For more information, please click here.
An investigation was commenced in April 2015 when a patient found that transcripts including details from interviews with Lister Hospital IVF patients could be freely accessed by searching online.
The investigation revealed the hospital had been routinely sending unencrypted audio records of the interviews by email to a company in India. Details of private conversations between a doctor and various hospital patients wishing to undertake fertility treatment were transcribed in India and then sent back to the hospital. The ICO found the Indian company could not restrict access to the personal information because it stored audio files and transcripts using an unsecure server.
HCA International Ltd breached the DPA by failing to ensure that their sub-contractor acted responsibly in compliance with the seventh data protection principle. Head of ICO enforcement, Steve Eckersley said: "The reputation of the medical profession is built on trust. HCA International has not only broken the law, it has betrayed the trust of its patients."
For more information, please click here.
Norfolk County Council has been filed £60,000 for leaving files, which included sensitive information about children, in a cabinet sent to a second hand shop.
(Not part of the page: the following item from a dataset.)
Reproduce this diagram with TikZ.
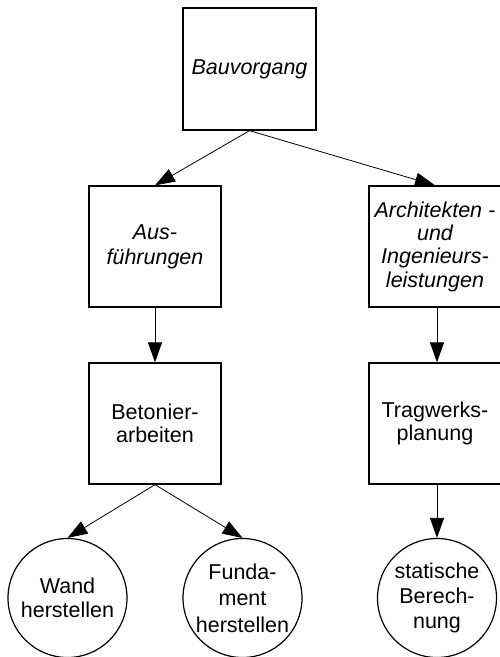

The breach by Norfolk County Council came to light after the cabinet was purchased by a member of the public.
The ICO commented "Norfolk County Council appears to have overlooked the need to ensure it had robust measures in place to protect this information. It should have had a written procedure in place which made it clear that any storage items removed from the office which may have contained personal were thoroughly checked before disposal."